Vers un nouveau contrat pédagogique
Faut-il pour autant interdire l’usage de ChatGPT ? Certainement pas. Le refuser serait aussi absurde que d’avoir interdit la calculatrice ou Internet. Mais il est urgent de repenser notre manière d’enseigner, d’évaluer, et surtout d’éduquer à l’usage critique des outils numériques.

Cela implique :
• d’expliquer en cours ce qu’est une IA générative, comment elle fonctionne, et ses limites;
• de mettre l’accent sur les méthodes, le raisonnement, la créativité, l’analyse personnelle;
• d’instaurer des formes d’évaluation qui valorisent la pensée originale, le cheminement et la capacité d’argumenter plutôt que la simple réponse;
• d’inviter les étudiants à intégrer ChatGPT dans leur processus de travail, mais non à le substituer à leur pensée.

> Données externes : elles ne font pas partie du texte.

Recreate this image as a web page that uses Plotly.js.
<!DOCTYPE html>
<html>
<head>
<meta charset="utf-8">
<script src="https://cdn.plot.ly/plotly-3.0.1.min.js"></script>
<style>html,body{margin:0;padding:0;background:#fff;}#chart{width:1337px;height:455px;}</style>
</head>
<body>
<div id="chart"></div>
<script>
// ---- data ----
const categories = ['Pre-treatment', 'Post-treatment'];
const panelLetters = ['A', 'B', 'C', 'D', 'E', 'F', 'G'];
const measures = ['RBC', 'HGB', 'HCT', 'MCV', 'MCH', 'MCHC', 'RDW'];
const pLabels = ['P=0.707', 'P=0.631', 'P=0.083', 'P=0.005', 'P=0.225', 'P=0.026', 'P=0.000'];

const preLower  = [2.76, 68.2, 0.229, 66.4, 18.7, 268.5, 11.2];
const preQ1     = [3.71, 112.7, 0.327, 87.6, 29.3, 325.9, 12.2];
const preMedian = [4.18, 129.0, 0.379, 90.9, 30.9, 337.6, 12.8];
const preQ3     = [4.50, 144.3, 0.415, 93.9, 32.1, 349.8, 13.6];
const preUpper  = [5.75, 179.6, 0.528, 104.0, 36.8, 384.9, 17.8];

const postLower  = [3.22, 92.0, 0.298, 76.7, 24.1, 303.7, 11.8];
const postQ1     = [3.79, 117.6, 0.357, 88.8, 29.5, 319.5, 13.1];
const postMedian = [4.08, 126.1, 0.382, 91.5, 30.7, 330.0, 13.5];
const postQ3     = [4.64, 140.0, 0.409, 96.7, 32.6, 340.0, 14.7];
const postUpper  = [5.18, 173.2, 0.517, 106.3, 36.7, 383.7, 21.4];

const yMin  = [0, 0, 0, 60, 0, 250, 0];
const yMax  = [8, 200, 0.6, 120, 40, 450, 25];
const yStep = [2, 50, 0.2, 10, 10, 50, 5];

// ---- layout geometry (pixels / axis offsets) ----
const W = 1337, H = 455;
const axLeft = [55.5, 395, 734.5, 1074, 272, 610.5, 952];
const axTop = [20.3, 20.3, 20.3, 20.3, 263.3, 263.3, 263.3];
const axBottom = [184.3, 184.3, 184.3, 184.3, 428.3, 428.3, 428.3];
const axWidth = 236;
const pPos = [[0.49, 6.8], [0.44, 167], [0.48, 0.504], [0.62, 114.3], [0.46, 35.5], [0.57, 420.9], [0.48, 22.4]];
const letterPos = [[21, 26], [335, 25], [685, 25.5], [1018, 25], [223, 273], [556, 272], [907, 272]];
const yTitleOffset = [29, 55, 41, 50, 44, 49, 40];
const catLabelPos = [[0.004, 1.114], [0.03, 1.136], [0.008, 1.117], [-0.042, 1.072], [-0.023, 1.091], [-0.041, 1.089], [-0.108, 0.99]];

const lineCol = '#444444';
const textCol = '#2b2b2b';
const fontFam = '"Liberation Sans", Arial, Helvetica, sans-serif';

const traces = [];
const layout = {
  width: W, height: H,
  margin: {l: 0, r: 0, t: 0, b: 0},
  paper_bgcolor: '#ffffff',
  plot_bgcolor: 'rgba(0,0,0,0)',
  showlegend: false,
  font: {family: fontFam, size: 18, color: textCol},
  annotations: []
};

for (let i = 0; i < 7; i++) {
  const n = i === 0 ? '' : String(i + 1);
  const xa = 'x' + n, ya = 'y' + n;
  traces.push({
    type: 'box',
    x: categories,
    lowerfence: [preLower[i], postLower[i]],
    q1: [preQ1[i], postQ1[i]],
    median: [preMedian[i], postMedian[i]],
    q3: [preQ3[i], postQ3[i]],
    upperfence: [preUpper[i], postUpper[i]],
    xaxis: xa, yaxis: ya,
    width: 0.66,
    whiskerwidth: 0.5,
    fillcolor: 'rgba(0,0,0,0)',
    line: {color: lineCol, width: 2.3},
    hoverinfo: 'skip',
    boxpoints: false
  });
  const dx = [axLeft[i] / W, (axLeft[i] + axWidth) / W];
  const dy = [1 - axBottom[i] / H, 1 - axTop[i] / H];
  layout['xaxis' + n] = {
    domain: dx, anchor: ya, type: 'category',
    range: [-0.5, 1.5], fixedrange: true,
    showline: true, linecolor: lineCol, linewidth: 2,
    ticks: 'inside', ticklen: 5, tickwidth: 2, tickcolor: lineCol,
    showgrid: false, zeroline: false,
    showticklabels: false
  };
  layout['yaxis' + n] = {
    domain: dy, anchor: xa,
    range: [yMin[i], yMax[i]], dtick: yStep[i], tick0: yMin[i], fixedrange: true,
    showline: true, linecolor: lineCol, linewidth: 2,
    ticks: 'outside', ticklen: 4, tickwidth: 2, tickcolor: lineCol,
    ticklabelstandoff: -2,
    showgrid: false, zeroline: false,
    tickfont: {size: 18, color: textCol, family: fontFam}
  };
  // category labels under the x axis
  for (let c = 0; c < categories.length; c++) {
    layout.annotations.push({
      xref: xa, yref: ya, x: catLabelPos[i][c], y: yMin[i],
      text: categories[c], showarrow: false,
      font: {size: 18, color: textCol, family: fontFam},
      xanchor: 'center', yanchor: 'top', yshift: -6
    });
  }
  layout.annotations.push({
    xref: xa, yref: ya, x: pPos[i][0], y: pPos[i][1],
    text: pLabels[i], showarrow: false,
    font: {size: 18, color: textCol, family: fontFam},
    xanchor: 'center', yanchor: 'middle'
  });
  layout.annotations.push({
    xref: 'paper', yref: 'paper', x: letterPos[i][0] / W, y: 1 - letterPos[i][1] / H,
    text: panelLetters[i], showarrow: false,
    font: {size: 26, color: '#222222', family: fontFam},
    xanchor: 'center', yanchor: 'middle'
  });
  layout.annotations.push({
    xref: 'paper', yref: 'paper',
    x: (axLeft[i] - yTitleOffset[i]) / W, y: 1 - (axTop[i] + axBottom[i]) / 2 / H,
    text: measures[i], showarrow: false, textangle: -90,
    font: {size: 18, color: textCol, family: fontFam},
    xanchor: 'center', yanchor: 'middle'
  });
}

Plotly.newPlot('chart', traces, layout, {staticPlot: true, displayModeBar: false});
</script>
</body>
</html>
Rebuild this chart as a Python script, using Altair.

Une génération en perte de repères ?
Il ne s’agit pas d’accuser les étudiants, mais de comprendre le contexte. Beaucoup sont surchargés, en perte de motivation, inquiets de leur avenir. L’IA devient alors une échappatoire, une solution rapide à une pression constante. Mais cette solution est une illusion. Ce n’est pas seulement le contenu des réponses qui importe, c’est le chemin pour y arriver. C’est dans la recherche, le doute, l’analyse, l’échec parfois, que se construit la compétence réelle. Celle qui dure au-delà des notes, des diplômes et des outils.

Conclusion : penser avec, pas à la place
ChatGPT n’est pas le problème. Il est un miroir grossissant de nos pratiques pédagogiques, de nos exigences et des pressions auxquelles nos étudiants sont soumis. La véritable question est : que voulons-nous former ? Des individus capables de penser par eux-mêmes, ou de simples exécutants de consignes automatiques ? Il est temps de réaffirmer que penser, c’est aussi faire l’effort de chercher, de douter, d’explorer. Et qu’aucune IA, aussi puissante soit-elle, ne remplacera jamais cet acte fondamental de liberté qu’est la pensée.